* _WRITTEN REQUEST_
Only the lines from the start of the data through the line containing "plt.rcParams['mathtext.it'] = 'Liberation" should be written out, exactly as they are, with both ends included and the pictures left out.

● ● ●

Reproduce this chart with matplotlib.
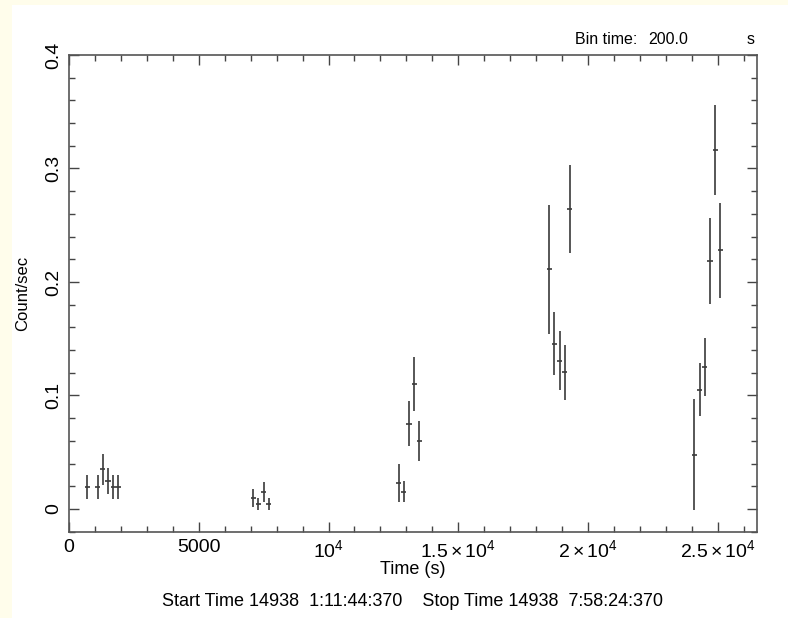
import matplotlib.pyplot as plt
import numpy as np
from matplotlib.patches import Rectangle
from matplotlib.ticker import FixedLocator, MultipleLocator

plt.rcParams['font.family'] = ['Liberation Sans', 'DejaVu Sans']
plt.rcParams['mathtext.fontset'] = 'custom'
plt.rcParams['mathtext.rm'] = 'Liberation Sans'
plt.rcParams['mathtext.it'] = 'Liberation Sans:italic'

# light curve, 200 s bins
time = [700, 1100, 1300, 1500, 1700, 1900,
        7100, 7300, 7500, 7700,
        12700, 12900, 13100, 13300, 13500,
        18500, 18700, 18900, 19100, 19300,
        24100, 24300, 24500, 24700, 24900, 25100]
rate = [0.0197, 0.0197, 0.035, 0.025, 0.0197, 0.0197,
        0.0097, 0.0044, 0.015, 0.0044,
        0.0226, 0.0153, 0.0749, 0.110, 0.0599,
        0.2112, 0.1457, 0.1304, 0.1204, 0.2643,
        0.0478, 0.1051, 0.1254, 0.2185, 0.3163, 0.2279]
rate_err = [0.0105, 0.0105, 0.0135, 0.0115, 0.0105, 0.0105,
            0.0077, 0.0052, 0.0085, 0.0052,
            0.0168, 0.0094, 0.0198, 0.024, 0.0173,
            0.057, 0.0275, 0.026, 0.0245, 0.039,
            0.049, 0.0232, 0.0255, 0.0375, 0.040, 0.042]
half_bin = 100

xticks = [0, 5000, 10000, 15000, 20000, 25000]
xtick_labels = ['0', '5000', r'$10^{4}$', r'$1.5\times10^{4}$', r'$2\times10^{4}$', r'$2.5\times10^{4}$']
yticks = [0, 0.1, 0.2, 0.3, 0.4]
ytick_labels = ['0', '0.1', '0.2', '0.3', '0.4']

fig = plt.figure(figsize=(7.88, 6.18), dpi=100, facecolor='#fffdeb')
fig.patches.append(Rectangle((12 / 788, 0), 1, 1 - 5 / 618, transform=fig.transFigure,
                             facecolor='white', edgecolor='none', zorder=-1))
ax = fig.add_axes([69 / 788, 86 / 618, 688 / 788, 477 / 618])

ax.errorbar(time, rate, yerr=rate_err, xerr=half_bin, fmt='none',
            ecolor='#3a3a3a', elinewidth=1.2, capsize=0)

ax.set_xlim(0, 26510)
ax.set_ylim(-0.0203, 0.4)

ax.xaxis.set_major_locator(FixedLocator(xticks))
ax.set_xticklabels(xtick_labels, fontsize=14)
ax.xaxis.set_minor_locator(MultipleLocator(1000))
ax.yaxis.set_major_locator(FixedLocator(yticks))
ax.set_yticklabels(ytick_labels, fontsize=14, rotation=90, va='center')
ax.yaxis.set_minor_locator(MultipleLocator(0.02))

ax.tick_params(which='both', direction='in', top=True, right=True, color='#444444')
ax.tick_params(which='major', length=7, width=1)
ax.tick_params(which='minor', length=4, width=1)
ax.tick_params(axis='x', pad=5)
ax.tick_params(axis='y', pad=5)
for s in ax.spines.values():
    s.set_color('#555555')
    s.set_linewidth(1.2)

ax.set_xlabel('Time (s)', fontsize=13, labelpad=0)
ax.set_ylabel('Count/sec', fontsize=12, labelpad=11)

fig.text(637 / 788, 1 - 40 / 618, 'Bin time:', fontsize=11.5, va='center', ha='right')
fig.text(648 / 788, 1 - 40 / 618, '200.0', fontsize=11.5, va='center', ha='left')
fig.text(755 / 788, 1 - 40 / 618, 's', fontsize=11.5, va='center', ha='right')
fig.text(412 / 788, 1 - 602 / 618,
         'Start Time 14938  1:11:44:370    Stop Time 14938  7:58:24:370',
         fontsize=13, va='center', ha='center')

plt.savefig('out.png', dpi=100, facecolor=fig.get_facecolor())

● ● ●

* _ANSWER TO THIS TASK_
Reproduce this chart with matplotlib.
import matplotlib.pyplot as plt
import numpy as np
from matplotlib.patches import Rectangle
from matplotlib.ticker import FixedLocator, MultipleLocator

plt.rcParams['font.family'] = ['Liberation Sans', 'DejaVu Sans']
plt.rcParams['mathtext.fontset'] = 'custom'
plt.rcParams['mathtext.rm'] = 'Liberation Sans'
plt.rcParams['mathtext.it'] = 'Liberation Sans:italic'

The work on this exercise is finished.